### What is being asked:
Exactly the lines from the one containing "Recreate this image" through the one containing "// ---- data ----" must be returned; include both ends and nothing else.

### Supplied information:

⁂

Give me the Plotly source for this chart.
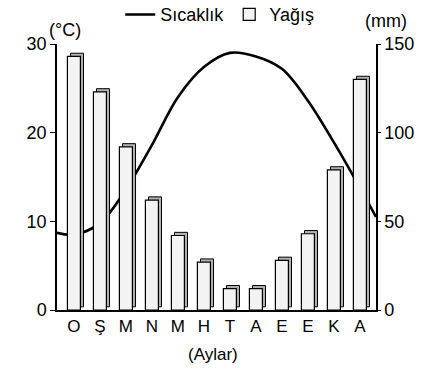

⁂

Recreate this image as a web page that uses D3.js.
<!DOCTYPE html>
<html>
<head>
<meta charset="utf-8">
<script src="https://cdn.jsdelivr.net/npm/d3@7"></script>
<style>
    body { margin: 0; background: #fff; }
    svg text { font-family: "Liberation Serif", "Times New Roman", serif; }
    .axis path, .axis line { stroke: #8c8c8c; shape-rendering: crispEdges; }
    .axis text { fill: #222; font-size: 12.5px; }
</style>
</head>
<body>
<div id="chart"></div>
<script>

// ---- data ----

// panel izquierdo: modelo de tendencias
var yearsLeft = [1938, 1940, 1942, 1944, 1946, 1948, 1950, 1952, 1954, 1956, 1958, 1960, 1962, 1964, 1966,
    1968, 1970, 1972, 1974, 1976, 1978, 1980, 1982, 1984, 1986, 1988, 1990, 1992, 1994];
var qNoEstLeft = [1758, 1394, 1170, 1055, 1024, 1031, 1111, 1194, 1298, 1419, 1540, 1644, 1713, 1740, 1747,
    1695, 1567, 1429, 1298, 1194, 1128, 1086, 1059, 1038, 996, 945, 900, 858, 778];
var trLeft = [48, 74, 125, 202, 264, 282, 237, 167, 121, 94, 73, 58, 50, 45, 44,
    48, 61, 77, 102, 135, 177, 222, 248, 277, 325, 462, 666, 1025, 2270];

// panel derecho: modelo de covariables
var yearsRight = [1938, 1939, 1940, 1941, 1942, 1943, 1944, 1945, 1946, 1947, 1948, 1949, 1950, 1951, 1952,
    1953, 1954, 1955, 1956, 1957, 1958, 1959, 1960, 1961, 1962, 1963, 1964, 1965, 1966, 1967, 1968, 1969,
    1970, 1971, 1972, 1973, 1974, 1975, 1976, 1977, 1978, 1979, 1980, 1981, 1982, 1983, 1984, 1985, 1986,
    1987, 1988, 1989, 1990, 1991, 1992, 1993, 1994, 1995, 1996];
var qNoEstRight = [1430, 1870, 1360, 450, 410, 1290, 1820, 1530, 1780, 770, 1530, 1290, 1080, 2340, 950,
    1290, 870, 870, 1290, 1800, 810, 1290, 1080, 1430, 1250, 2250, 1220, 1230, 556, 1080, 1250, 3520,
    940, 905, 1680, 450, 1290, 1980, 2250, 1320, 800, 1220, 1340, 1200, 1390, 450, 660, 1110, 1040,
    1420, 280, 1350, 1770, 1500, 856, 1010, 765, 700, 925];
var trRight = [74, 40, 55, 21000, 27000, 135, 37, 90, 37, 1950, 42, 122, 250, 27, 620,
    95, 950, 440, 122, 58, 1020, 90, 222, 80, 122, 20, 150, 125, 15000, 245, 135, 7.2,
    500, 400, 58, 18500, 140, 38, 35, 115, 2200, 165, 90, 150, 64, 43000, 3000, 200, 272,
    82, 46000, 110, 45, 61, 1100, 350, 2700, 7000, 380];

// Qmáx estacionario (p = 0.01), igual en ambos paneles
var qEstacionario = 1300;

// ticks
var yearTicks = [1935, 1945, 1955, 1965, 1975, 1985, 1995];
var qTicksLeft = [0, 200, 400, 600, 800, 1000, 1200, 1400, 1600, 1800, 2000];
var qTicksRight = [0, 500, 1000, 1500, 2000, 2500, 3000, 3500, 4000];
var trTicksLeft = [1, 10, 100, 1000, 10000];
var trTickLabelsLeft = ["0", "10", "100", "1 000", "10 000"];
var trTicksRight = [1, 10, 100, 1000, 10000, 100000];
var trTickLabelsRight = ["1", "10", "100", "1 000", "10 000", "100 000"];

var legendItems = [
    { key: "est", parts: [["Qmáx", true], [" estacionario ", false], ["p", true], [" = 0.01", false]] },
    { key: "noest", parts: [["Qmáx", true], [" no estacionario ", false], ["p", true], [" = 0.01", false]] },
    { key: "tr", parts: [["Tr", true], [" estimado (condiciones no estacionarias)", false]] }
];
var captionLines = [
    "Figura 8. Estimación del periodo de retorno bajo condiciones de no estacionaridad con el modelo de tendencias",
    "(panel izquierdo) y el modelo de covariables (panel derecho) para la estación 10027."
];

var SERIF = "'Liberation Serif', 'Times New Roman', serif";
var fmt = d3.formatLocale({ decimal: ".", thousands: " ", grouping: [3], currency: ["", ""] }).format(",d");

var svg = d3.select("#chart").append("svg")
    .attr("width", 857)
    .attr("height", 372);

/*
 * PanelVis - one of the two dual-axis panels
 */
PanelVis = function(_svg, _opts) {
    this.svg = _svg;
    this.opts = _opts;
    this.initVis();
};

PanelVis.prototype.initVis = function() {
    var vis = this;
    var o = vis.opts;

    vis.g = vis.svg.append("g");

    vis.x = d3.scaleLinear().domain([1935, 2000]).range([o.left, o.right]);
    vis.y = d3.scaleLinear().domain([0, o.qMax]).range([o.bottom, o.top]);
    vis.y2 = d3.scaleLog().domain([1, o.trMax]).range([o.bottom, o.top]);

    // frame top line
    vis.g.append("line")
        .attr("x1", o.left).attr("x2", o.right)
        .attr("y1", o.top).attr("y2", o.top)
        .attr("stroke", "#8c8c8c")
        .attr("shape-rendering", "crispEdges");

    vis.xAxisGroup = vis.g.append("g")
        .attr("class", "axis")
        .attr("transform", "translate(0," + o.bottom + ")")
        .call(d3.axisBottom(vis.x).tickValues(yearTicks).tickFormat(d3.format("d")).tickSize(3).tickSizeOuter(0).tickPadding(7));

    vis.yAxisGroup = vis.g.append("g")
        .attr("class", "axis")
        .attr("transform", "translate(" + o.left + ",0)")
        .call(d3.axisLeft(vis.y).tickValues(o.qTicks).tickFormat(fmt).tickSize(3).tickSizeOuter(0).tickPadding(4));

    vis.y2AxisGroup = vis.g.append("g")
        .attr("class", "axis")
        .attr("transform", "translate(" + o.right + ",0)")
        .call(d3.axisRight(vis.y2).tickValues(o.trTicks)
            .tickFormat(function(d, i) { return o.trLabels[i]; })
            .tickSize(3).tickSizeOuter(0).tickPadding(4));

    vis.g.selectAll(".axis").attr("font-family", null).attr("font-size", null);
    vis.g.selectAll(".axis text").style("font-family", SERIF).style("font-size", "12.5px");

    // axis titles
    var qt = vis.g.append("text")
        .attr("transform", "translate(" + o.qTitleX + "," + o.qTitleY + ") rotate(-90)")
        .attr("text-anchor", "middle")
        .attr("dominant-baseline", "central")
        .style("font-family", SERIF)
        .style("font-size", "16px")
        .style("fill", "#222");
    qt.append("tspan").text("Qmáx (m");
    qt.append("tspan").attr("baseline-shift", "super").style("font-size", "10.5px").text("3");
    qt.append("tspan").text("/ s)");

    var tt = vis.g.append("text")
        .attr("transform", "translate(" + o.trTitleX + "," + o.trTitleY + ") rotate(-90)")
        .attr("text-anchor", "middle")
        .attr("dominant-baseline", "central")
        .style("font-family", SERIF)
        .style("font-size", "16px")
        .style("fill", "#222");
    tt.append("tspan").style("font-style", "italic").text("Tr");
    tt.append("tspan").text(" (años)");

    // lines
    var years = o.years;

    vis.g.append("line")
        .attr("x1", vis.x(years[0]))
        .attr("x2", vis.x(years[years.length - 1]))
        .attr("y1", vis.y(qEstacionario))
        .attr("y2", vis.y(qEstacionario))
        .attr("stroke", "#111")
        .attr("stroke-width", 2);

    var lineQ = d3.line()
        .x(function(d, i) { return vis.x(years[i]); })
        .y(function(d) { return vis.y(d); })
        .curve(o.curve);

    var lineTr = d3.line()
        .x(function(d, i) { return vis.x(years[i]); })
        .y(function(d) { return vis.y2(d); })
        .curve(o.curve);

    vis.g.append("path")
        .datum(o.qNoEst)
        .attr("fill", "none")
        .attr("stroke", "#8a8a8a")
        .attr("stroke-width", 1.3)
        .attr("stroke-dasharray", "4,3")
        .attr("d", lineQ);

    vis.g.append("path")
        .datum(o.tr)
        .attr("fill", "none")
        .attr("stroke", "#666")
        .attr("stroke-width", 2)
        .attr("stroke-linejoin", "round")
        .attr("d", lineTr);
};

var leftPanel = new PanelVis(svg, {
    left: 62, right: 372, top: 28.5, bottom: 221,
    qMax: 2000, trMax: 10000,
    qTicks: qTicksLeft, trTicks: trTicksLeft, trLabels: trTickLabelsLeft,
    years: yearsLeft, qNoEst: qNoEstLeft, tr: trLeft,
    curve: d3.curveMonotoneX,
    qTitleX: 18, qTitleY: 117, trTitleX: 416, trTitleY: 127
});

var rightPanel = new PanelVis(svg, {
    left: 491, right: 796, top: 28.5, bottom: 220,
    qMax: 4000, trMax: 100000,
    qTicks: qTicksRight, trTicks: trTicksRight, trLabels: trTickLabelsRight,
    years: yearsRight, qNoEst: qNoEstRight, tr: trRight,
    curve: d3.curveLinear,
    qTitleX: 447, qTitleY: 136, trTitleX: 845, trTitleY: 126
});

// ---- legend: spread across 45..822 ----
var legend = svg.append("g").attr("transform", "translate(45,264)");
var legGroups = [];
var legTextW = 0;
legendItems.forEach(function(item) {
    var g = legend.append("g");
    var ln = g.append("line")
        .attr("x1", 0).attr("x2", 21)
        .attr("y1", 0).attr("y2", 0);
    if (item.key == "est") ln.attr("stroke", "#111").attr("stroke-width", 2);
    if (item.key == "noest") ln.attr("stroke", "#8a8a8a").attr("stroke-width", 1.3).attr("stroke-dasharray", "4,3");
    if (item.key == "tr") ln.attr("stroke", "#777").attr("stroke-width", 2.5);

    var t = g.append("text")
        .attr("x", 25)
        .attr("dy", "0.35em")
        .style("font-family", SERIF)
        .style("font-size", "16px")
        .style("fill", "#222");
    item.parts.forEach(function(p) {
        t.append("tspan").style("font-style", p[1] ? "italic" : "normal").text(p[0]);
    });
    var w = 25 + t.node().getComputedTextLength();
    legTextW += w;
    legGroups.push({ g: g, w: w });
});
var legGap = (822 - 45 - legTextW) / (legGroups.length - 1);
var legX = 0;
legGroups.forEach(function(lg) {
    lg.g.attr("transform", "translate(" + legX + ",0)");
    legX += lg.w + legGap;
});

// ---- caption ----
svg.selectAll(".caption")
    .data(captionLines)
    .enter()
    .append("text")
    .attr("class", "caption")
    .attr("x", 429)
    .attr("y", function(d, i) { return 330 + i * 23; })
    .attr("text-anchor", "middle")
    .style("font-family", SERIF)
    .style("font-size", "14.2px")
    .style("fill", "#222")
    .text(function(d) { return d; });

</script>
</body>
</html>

⁂

### Written response:
Recreate this image as a web page that uses D3.js.
<!DOCTYPE html>
<html>
<head>
<meta charset="utf-8">
<script src="https://cdn.jsdelivr.net/npm/d3@7"></script>
<style>
    body { margin: 0; background: #fff; }
    svg text { font-family: "Liberation Serif", "Times New Roman", serif; }
    .axis path, .axis line { stroke: #8c8c8c; shape-rendering: crispEdges; }
    .axis text { fill: #222; font-size: 12.5px; }
</style>
</head>
<body>
<div id="chart"></div>
<script>

// ---- data ----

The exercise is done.